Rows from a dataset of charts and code
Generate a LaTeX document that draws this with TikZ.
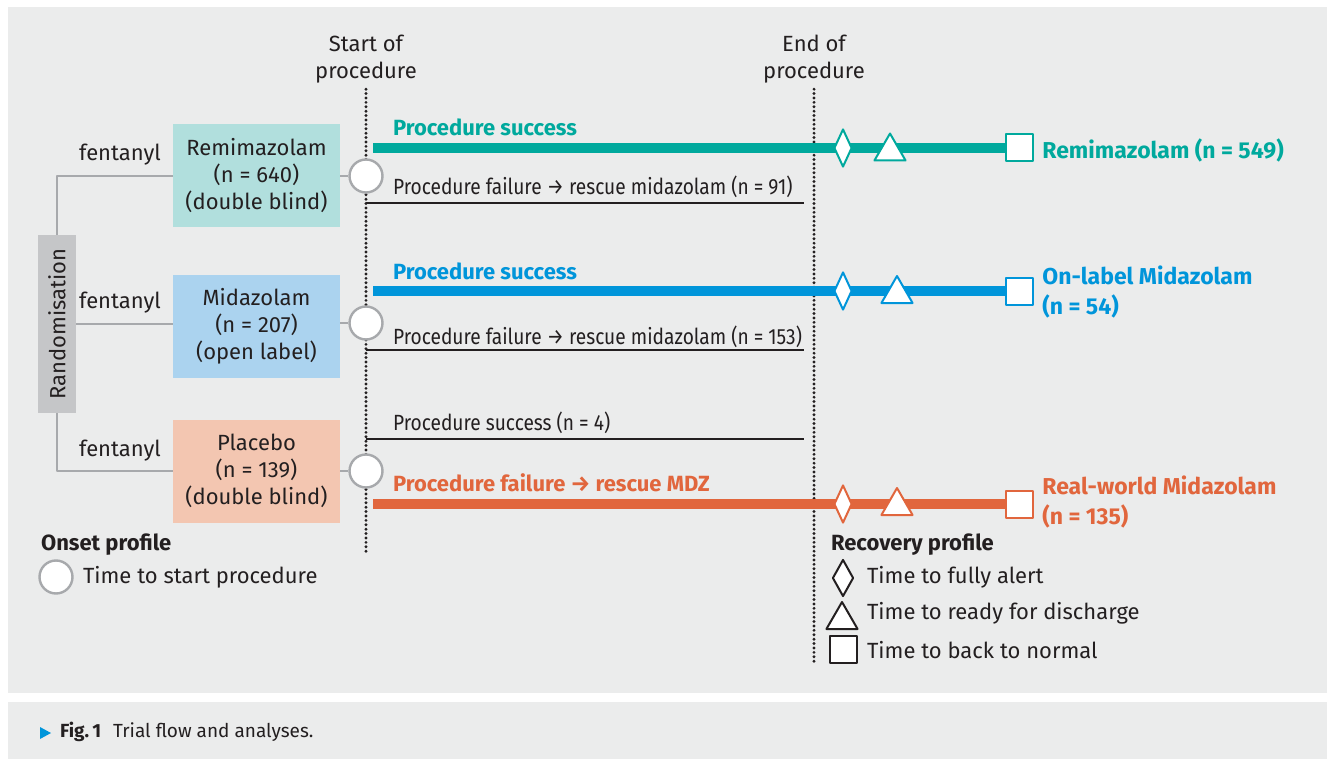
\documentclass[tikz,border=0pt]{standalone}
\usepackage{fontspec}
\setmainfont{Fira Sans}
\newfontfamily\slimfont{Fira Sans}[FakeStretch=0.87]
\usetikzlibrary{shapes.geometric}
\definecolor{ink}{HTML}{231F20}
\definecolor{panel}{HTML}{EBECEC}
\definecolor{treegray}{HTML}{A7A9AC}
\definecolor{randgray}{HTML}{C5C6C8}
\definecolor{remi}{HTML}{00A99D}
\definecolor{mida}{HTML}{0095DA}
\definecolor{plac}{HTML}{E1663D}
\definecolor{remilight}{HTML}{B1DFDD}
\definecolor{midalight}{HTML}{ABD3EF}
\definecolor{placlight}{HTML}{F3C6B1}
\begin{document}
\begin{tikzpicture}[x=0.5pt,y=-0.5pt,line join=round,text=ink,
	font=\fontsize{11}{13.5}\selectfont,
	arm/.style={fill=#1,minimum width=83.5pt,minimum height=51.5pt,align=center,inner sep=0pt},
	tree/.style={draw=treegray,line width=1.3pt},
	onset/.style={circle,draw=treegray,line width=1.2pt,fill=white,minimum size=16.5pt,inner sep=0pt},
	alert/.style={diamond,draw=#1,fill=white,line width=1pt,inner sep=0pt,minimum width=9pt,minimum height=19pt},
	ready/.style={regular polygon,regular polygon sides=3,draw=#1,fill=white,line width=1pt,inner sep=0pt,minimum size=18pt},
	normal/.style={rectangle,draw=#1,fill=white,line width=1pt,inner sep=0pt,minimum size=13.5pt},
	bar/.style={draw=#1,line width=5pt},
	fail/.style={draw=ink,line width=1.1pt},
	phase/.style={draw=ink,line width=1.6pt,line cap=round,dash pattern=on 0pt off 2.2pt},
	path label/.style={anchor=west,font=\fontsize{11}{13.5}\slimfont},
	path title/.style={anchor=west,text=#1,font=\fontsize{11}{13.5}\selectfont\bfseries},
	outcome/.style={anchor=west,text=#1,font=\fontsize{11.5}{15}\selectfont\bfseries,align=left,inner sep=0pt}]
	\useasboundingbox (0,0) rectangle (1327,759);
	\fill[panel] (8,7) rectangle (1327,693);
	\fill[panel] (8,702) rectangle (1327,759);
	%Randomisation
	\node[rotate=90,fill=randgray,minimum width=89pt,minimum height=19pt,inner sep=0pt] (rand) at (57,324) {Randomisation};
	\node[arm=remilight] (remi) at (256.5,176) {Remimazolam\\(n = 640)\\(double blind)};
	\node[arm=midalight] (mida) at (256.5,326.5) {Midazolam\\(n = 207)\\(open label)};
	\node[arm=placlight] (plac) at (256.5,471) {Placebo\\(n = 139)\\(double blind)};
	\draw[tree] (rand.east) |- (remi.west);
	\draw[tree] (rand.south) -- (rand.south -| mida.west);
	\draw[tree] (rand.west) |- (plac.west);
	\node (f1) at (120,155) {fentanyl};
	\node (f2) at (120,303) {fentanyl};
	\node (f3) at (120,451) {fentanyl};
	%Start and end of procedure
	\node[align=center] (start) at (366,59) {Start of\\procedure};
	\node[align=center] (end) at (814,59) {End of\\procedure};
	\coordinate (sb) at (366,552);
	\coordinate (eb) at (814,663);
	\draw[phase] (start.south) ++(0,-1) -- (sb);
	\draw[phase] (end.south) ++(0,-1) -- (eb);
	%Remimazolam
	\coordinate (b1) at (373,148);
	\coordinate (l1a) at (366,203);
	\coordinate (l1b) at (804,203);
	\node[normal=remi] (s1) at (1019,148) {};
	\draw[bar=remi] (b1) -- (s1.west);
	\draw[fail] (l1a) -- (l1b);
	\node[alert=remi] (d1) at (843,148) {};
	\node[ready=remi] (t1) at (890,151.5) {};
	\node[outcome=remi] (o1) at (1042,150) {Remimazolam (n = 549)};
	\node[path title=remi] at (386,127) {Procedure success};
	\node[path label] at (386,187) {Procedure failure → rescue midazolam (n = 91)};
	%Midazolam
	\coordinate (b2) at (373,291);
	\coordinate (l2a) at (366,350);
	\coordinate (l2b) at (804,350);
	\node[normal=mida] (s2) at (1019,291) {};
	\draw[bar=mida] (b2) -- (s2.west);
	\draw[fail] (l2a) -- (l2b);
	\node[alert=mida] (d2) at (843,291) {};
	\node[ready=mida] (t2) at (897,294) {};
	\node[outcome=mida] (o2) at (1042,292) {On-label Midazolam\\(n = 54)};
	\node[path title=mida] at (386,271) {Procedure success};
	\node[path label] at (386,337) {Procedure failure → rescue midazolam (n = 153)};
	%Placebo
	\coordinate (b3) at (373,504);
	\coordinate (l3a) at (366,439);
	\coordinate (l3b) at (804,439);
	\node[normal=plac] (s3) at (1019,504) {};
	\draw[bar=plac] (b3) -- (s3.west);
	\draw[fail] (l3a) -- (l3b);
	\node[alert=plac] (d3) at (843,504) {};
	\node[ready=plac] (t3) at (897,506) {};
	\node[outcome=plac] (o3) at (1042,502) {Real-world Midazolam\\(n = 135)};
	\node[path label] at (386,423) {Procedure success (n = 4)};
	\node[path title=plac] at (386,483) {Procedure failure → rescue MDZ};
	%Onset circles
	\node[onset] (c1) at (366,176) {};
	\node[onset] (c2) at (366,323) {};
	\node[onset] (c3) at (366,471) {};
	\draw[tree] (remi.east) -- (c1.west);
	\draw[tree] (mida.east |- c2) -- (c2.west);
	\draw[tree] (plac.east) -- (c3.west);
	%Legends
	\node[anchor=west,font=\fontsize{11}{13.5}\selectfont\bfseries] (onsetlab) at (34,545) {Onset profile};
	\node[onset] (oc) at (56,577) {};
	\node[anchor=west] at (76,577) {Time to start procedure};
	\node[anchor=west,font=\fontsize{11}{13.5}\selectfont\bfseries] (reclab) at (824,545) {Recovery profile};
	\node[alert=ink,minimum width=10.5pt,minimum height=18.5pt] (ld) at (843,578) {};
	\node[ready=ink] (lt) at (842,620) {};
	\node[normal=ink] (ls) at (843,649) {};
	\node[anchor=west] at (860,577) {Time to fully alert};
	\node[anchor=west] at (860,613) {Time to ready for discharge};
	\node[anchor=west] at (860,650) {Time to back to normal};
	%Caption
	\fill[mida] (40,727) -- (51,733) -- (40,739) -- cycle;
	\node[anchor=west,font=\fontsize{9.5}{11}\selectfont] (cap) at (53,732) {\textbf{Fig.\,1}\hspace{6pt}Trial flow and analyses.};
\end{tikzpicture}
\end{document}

---

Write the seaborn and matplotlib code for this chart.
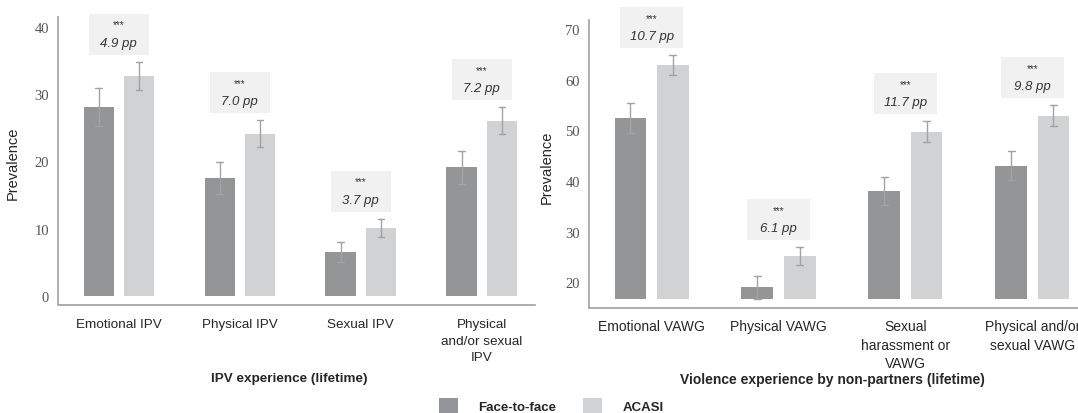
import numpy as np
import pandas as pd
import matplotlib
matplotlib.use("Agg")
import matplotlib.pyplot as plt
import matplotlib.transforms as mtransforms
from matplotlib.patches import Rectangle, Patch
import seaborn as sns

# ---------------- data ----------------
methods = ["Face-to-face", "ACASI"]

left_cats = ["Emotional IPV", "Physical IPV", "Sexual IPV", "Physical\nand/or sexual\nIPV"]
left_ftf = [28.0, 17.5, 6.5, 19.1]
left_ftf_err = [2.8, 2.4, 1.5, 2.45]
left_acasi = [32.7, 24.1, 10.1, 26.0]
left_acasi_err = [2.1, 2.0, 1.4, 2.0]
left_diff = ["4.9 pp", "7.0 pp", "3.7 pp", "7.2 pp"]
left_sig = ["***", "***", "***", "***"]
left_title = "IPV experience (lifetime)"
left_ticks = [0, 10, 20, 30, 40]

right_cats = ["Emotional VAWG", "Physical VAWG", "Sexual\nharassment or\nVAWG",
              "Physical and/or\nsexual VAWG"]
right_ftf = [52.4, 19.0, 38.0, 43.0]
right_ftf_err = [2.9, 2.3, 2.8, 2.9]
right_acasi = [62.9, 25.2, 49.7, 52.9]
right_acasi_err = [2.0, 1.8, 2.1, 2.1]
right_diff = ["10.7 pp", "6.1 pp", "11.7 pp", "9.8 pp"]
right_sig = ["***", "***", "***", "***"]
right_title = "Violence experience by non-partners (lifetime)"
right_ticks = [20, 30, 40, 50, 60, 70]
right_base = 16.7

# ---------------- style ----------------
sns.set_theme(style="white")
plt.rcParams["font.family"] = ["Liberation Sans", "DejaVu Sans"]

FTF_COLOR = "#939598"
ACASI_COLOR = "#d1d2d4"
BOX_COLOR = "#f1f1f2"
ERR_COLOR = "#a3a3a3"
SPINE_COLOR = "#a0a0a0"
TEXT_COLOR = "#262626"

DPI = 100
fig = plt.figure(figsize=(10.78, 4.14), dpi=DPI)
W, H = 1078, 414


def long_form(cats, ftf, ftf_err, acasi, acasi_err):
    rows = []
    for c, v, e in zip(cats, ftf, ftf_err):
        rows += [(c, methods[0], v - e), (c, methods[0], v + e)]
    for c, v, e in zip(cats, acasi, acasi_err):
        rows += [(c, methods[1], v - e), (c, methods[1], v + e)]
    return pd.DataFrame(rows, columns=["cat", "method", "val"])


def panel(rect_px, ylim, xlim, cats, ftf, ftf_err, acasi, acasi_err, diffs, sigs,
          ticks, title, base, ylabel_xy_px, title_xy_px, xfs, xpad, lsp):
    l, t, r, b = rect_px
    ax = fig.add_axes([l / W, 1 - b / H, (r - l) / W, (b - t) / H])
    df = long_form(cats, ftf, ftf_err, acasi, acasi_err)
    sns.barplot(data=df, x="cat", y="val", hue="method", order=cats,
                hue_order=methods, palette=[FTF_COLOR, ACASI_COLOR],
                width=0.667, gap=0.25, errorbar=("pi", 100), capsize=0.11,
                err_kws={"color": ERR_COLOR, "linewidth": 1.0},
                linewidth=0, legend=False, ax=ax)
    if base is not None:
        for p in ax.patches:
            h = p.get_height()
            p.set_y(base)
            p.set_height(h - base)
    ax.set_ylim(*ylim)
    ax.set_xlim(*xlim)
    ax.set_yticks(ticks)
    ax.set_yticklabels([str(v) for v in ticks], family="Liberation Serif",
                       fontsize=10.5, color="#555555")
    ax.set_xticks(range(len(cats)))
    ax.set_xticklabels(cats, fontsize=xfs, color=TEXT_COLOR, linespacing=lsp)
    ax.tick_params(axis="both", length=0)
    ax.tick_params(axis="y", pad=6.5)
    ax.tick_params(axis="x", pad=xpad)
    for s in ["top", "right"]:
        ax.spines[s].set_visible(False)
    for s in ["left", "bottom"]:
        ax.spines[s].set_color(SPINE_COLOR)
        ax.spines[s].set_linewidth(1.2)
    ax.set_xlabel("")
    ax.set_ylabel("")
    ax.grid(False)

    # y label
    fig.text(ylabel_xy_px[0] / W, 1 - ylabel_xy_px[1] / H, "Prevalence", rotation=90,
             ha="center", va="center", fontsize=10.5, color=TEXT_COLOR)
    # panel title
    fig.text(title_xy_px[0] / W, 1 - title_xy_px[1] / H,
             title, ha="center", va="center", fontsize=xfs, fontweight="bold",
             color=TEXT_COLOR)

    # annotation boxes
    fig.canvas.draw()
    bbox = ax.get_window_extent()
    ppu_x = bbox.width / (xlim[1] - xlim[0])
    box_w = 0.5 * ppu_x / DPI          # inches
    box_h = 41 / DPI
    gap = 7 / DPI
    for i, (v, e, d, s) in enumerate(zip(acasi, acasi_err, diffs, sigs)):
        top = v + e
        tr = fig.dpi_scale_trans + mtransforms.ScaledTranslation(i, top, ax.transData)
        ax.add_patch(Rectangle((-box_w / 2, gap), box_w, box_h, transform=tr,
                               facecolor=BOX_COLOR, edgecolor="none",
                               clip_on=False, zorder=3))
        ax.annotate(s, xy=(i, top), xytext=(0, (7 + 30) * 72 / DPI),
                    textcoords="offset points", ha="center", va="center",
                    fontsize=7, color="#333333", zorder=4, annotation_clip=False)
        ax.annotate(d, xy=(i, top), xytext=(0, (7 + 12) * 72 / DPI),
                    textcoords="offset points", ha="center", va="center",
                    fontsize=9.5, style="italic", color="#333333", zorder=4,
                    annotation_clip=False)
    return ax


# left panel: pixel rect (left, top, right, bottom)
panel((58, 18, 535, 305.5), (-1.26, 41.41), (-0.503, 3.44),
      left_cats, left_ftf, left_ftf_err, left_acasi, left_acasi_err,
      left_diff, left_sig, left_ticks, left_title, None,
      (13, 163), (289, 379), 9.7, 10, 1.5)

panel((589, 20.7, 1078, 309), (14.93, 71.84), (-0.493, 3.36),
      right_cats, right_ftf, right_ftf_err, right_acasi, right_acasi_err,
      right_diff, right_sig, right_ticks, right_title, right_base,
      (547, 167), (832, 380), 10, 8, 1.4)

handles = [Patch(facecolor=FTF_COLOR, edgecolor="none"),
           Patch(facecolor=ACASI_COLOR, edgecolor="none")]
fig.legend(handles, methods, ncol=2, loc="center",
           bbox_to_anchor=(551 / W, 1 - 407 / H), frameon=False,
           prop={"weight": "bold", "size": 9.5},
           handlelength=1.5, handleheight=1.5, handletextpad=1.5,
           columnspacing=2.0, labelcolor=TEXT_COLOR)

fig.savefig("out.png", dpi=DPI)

--

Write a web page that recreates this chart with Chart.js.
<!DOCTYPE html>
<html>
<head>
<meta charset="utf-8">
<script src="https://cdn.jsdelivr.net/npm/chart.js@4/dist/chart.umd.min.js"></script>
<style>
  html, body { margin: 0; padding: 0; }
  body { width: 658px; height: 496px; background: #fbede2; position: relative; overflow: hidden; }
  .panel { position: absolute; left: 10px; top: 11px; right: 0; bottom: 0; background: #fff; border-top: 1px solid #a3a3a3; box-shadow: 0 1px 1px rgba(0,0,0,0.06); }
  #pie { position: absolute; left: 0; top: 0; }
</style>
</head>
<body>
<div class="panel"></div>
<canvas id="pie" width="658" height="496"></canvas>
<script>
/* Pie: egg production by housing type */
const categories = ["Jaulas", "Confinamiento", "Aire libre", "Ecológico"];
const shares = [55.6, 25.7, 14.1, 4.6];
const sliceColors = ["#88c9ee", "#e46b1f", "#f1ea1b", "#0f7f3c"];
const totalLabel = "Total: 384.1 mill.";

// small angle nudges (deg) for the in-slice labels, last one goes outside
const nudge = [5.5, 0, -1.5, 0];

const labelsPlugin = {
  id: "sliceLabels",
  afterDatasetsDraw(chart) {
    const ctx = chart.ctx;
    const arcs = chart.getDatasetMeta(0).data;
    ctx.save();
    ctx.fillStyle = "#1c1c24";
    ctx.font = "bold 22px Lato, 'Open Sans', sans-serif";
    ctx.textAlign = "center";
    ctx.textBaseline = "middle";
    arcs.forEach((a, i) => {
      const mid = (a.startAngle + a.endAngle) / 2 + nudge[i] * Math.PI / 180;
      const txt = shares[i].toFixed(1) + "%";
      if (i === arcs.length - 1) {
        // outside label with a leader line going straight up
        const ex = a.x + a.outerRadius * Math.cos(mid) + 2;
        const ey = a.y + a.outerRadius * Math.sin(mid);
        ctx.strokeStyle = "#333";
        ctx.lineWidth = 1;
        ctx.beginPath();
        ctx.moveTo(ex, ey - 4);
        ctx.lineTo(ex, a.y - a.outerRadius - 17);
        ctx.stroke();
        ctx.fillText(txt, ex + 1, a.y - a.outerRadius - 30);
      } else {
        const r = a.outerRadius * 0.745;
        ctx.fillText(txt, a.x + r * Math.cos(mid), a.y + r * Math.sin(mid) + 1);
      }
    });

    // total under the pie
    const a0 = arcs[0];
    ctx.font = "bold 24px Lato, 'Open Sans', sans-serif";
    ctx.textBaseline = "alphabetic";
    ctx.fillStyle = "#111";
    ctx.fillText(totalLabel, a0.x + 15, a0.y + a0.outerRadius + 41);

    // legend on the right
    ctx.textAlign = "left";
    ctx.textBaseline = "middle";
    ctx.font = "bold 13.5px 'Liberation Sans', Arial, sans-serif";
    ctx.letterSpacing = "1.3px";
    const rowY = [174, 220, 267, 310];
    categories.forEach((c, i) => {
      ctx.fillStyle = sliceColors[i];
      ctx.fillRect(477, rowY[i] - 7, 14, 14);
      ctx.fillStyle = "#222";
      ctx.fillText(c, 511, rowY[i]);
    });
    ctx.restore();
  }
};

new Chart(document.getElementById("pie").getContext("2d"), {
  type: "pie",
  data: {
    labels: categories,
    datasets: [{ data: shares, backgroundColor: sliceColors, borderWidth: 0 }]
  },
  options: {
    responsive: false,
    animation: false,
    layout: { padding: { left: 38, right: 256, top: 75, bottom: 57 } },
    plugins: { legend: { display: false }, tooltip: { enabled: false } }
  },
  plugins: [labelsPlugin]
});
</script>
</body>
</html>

### Your objective
Pull every line containing the word "matplotlib" out of the material.

### Reply
Write the seaborn and matplotlib code for this chart.
import matplotlib
matplotlib.use("Agg")
import matplotlib.pyplot as plt
import matplotlib.transforms as mtransforms
from matplotlib.patches import Rectangle, Patch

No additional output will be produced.